> _THE TASK_:
Check each line of the records below and collect those holding "chart".

> _DATASET CONTENT_:
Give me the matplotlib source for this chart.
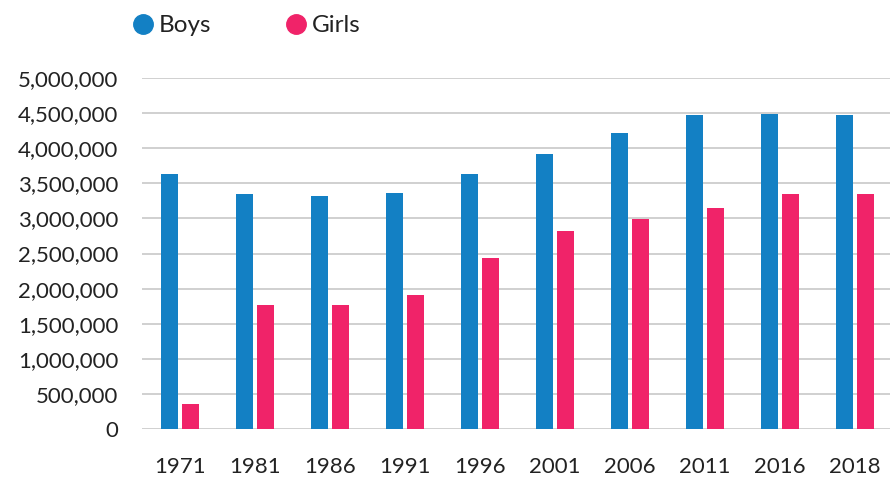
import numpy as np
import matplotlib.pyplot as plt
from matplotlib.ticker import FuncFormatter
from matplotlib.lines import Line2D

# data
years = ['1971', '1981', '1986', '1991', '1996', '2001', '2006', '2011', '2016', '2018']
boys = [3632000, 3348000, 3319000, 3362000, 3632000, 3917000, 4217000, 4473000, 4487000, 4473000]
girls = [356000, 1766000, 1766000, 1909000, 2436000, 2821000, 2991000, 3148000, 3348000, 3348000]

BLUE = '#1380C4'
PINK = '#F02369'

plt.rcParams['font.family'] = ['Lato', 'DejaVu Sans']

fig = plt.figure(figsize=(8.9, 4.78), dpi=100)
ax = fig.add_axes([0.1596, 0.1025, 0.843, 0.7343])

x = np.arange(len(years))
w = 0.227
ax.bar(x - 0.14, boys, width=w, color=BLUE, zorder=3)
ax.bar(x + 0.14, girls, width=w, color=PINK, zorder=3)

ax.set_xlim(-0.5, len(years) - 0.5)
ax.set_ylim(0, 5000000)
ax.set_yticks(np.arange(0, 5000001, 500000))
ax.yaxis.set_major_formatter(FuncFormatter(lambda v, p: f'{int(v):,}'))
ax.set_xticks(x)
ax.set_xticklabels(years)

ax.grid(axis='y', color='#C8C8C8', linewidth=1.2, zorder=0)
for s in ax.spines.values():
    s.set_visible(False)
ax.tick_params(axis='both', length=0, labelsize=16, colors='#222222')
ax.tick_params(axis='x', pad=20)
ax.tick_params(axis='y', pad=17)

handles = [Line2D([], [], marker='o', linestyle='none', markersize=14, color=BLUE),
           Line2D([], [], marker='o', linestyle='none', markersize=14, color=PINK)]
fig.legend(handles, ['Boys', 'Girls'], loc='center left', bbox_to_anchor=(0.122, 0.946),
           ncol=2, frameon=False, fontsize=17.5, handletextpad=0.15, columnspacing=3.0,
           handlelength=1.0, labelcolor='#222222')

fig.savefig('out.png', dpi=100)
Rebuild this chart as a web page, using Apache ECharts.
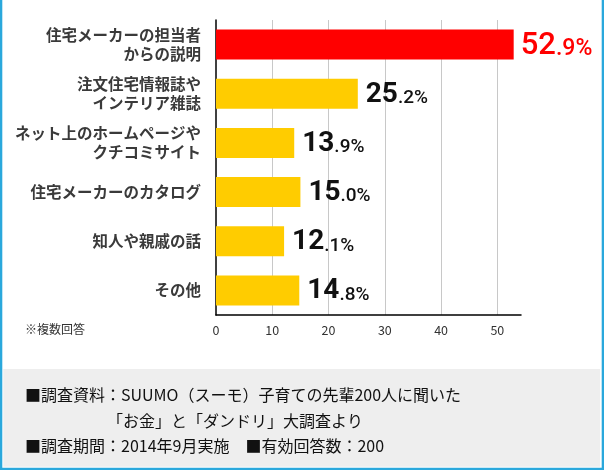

> _SOLUTION_:
Give me the matplotlib source for this chart.
Rebuild this chart as a web page, using Apache ECharts.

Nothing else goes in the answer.